(Plotting code records)
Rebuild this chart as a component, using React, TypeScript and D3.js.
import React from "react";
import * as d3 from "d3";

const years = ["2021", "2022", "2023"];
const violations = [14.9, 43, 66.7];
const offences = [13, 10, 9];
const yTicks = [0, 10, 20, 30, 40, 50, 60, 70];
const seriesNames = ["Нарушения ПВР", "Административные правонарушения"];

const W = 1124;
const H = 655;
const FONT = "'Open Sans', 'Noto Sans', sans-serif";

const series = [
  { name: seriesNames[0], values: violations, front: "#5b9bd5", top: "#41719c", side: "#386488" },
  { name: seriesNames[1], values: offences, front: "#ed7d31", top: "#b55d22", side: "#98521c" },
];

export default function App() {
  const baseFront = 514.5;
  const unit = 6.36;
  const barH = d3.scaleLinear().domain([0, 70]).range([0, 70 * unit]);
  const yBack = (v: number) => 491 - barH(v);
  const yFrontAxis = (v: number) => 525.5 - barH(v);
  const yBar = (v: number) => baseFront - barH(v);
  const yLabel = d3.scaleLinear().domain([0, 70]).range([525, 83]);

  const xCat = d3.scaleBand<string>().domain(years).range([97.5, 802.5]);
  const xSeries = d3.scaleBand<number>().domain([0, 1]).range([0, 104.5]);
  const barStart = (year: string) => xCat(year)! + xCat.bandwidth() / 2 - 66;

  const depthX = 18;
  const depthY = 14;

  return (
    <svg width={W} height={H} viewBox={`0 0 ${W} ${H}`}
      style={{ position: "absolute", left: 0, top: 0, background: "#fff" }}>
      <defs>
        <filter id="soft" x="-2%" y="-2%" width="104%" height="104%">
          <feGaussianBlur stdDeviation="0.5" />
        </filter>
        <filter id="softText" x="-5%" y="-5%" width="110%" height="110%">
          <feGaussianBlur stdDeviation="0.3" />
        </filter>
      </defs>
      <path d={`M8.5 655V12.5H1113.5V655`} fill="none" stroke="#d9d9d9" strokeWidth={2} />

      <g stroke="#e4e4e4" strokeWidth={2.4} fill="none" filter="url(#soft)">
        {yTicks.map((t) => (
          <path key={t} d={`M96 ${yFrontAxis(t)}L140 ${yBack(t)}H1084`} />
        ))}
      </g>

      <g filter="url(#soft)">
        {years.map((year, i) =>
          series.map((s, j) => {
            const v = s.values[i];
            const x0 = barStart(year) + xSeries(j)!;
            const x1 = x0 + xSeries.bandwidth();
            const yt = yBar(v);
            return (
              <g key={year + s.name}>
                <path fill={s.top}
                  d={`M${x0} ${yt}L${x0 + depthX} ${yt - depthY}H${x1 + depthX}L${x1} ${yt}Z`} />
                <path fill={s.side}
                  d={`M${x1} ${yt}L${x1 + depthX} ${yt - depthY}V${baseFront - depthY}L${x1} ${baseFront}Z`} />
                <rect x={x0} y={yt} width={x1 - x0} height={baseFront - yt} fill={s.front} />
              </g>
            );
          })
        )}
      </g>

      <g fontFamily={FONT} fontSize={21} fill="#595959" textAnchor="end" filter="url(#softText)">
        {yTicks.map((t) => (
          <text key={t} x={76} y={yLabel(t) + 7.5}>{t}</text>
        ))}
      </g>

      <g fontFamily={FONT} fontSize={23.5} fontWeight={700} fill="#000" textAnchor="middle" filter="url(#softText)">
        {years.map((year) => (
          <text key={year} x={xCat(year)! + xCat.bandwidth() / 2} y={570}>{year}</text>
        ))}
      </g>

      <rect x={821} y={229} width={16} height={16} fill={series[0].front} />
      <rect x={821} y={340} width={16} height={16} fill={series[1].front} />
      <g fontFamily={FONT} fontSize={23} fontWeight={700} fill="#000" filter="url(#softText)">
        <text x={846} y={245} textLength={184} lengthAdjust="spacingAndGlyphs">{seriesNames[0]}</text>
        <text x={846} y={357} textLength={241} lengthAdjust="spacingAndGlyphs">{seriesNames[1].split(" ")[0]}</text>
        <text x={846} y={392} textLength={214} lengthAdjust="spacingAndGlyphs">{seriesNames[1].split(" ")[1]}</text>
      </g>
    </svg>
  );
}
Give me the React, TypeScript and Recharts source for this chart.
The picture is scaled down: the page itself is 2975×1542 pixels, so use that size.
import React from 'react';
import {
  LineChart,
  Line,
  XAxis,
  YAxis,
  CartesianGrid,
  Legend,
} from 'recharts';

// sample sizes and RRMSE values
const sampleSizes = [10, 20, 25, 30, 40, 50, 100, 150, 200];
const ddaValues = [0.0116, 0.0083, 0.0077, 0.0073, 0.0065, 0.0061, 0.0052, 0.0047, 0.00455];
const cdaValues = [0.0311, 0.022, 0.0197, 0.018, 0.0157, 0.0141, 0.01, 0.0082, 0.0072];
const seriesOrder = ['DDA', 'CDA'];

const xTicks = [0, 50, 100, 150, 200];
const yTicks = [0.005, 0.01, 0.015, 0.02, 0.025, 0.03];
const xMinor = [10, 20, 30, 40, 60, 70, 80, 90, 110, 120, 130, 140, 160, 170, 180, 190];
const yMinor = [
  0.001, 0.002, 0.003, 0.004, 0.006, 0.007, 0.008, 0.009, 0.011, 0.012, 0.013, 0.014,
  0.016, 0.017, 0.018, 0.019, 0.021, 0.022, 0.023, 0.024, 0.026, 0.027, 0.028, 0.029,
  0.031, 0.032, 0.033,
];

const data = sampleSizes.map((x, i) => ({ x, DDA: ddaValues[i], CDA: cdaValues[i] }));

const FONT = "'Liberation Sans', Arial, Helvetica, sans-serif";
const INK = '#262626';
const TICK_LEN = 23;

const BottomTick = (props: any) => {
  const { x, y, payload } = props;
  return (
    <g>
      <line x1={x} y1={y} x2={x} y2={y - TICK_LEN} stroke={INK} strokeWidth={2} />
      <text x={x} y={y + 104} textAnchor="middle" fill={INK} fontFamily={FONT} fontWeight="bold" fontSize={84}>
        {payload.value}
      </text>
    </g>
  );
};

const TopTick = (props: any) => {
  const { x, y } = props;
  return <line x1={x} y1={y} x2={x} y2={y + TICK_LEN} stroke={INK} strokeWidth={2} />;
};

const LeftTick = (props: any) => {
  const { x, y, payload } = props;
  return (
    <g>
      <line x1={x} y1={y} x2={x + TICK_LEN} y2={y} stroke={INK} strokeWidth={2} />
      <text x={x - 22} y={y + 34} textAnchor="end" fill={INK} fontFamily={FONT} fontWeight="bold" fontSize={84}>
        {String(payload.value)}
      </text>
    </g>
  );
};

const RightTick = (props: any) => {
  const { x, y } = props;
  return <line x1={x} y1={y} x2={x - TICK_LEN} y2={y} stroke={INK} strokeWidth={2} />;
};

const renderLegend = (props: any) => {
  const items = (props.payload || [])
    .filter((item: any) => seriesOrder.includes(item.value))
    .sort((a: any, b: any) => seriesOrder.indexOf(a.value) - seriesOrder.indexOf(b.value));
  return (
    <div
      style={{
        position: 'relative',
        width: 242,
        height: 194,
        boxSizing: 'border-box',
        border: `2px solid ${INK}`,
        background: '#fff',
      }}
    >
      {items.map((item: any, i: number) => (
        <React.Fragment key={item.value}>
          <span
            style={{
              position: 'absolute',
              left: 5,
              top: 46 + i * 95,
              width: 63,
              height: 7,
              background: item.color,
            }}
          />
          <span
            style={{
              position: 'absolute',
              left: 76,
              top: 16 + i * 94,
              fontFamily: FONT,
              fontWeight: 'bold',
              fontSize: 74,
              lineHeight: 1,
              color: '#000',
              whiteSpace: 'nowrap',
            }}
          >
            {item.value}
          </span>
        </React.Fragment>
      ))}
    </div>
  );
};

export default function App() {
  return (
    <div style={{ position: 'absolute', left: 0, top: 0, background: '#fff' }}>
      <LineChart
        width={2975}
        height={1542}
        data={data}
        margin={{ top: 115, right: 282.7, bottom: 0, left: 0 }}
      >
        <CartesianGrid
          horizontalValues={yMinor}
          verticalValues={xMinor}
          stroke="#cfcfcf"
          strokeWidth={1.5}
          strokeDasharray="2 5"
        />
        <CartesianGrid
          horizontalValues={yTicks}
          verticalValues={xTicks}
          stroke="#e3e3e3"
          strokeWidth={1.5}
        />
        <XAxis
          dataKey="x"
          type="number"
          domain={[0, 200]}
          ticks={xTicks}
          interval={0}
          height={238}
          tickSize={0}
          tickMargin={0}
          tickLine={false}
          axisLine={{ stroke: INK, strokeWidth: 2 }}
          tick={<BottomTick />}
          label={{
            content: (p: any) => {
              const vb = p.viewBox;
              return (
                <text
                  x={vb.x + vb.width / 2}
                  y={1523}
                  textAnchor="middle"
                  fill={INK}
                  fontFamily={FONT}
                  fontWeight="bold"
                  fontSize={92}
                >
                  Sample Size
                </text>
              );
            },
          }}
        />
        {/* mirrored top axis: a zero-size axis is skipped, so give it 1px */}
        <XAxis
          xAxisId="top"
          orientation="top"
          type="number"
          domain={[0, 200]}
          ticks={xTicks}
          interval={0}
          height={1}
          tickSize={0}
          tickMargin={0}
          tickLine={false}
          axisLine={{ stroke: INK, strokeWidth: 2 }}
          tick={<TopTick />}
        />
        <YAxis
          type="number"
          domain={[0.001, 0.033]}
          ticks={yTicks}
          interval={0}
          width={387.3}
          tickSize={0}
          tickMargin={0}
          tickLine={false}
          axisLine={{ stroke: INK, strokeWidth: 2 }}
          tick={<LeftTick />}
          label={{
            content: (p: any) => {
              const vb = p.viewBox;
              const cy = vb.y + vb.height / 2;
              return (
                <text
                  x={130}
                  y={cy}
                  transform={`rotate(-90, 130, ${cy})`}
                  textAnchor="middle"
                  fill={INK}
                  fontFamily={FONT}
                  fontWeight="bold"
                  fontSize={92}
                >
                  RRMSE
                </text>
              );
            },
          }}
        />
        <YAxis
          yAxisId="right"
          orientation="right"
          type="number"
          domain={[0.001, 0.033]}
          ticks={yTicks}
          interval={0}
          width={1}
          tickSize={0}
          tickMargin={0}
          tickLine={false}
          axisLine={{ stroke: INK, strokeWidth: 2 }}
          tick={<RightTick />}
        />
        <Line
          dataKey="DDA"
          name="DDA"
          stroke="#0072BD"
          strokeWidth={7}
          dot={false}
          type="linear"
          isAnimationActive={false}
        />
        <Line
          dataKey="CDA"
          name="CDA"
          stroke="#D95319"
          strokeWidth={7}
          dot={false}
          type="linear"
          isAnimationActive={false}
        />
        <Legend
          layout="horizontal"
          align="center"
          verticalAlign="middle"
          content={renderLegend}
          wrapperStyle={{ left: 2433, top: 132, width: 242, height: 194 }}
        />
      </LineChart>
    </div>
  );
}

> [WRITTEN PROBLEM]:
In the listing above, locate the line containing "Give me the" and the line containing "const seriesOrder = ['DDA', 'CDA'];", then transcribe both and every line between them verbatim.

> [TASK ANSWER]:
Give me the React, TypeScript and Recharts source for this chart.
The picture is scaled down: the page itself is 2975×1542 pixels, so use that size.
import React from 'react';
import {
  LineChart,
  Line,
  XAxis,
  YAxis,
  CartesianGrid,
  Legend,
} from 'recharts';

// sample sizes and RRMSE values
const sampleSizes = [10, 20, 25, 30, 40, 50, 100, 150, 200];
const ddaValues = [0.0116, 0.0083, 0.0077, 0.0073, 0.0065, 0.0061, 0.0052, 0.0047, 0.00455];
const cdaValues = [0.0311, 0.022, 0.0197, 0.018, 0.0157, 0.0141, 0.01, 0.0082, 0.0072];
const seriesOrder = ['DDA', 'CDA'];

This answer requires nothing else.